Eine andere Perspektive einnehmen: erleben wir vielleicht auf kollektive Weise etwas davon, was Ignatius von Loyola passiert ist... – Gedanken von einem Jesuiten aus Manresa zur aktuellen Situation

Javier Melloni SJ

In dieser bedrückenden Situation, die wir erleben, gibt es etwas Neues: Wir können nicht im Singular sprechen, sondern im Plural, weil es uns alle betrifft. Wir stehen vor einem kollektiven Exodus, der uns auf eine neue, beispiellose Weise einander näher bringt. Eine merkwürdige Nähe, weil sie nicht physisch sein kann, und doch fühlen wir uns einander näher als je zuvor: mit unseren Brüdern und Schwestern, mit uns allen, die auf unterschiedliche Weise zusammenarbeiten, mit den Bewohnern unserer Nachbarschaft und unserer Stadt, mit dem Land, mit der Welt, mit den schwierigen Entscheidungen, die die Politiker treffen müssen, mit dem gesamten Gesundheitswesen und mit all den anderen Menschen, deren Dienste wir in unserer so anonymen Gesellschaft als selbstverständlich ansehen und die nun beginnen, ein Gesicht zu bekommen. Wir fühlen uns mehr denn je vereint, und wissen zu schätzen, was wir füreinander tun.
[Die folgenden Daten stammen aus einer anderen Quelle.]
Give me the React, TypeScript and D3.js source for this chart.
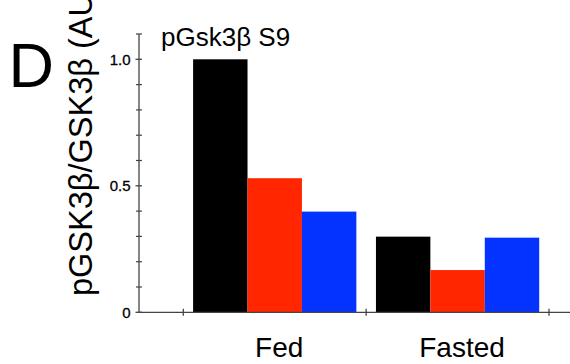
import React from "react";
import * as d3 from "d3";

const categories = ["Fed", "Fasted"];
const series = ["black", "red", "blue"];
const seriesColors = ["#000000", "#ff2600", "#0433ff"];
const fedValues = [1.0, 0.53, 0.398];
const fastedValues = [0.299, 0.167, 0.295];
const yMajorTicks = [0, 0.5, 1.0];
const yMajorLabels = ["0", "0.5", "1.0"];
const yMinorTicks = [0.1, 0.2, 0.3, 0.4, 0.6, 0.7, 0.8, 0.9, 1.1];
const title = "pGsk3β S9";
const yLabel = "pGSK3β/GSK3β (AU)";
const panelLetter = "D";

const W = 570;
const H = 364;
const font = "'Liberation Sans', Arial, Helvetica, sans-serif";

export default function App() {
  const values = [fedValues, fastedValues];
  const y = d3.scaleLinear().domain([0, 1.1]).range([312.3, 34]);
  const x0 = d3.scaleBand<string>().domain(categories).range([183.3, 549]).padding(0);
  const bw0 = x0.bandwidth();
  const x1 = d3.scaleBand<string>().domain(series).range([9.8, bw0 - 9.8]).padding(0);
  const axisColor = "#444";
  const xTicks = [183.3, ...categories.map((c) => (x0(c) as number) + bw0)];

  return (
    <svg
      width={W}
      height={H}
      style={{ position: "absolute", left: 0, top: 0, background: "#fff" }}
      fontFamily={font}
    >
      <rect x={0} y={0} width={W} height={H} fill="#fff" />
      {/* bars */}
      {categories.map((c, ci) =>
        series.map((s, si) => (
          <rect
            key={c + s}
            x={(x0(c) as number) + (x1(s) as number)}
            y={y(values[ci][si])}
            width={x1.bandwidth()}
            height={y(0) - y(values[ci][si])}
            fill={seriesColors[si]}
          />
        ))
      )}
      {/* y axis */}
      <line x1={139} x2={139} y1={y(0)} y2={y(1.1)} stroke={axisColor} strokeWidth={1.3} />
      {yMinorTicks.map((t) => (
        <line key={"mi" + t} x1={136} x2={142} y1={y(t)} y2={y(t)} stroke={axisColor} strokeWidth={1.2} />
      ))}
      {yMajorTicks.map((t, i) => (
        <g key={"ma" + t}>
          <line x1={135.5} x2={142} y1={y(t)} y2={y(t)} stroke={axisColor} strokeWidth={1.3} />
          <text
            x={130.5}
            y={y(t)}
            dy="0.36em"
            textAnchor="end"
            fontSize={15}
            fill="#000"
            stroke="#000"
            strokeWidth={0.3}
          >
            {yMajorLabels[i]}
          </text>
        </g>
      ))}
      {/* x axis */}
      <line x1={139} x2={W} y1={y(0)} y2={y(0)} stroke={axisColor} strokeWidth={1.3} />
      {xTicks.map((t, i) => (
        <line key={"xt" + i} x1={t} x2={t} y1={y(0) - 3.5} y2={y(0) + 3.5} stroke={axisColor} strokeWidth={1.3} />
      ))}
      {categories.map((c) => (
        <text
          key={"xl" + c}
          x={(x0(c) as number) + bw0 / 2 + 4.5}
          y={356.5}
          textAnchor="middle"
          fontSize={28}
          fill="#000"
        >
          {c}
        </text>
      ))}
      {/* title */}
      <text x={161} y={46} fontSize={26} fill="#000">
        {title}
      </text>
      {/* panel letter */}
      <text x={8.5} y={86.7} fontSize={63} fill="#000">
        {panelLetter}
      </text>
      {/* y label */}
      <text
        transform={`translate(91.5, 296) rotate(-90)`}
        fontSize={32.5}
        fill="#000"
      >
        {yLabel}
      </text>
    </svg>
  );
}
Es drängt sich auf, noch eine andere Perspektive einzunehmen, in der wir erkennen, dass wir vielleicht auf kollektive Weise das erleben, was Ignatius von Loyola passiert ist: eine Kugel hat ihm mitten in der Schlacht von Pamplona das Bein zerschmettert und sein Leben ist zum Stillstand gekommen. Er wurde für etwa neun Monate ans Krankenbett gefesselt. Die ersten Wochen kämpfte er mit Schmerz und Tod, aber dann begann sich in ihm etwas anderes zu öffnen, und von da an wurde ein neuer Mensch geboren. Ist dies nicht die Chance, die uns als Gesellschaft, ja sogar als Zivilisation gegeben wird? Ist es nicht ein Bombardement, das unser unaufhaltsames Karrierestreben jäh unterbrochen hat, der Galopp eines Riesen, den niemand aufhalten konnte? Plötzlich sind wir durch einige kleine Wesen, die wir nicht einmal sehen, bewegungsunfähig geworden, und der große Koloss ist gefallen. Die Welt, die wir für unverwundbar hielten, ist es nicht.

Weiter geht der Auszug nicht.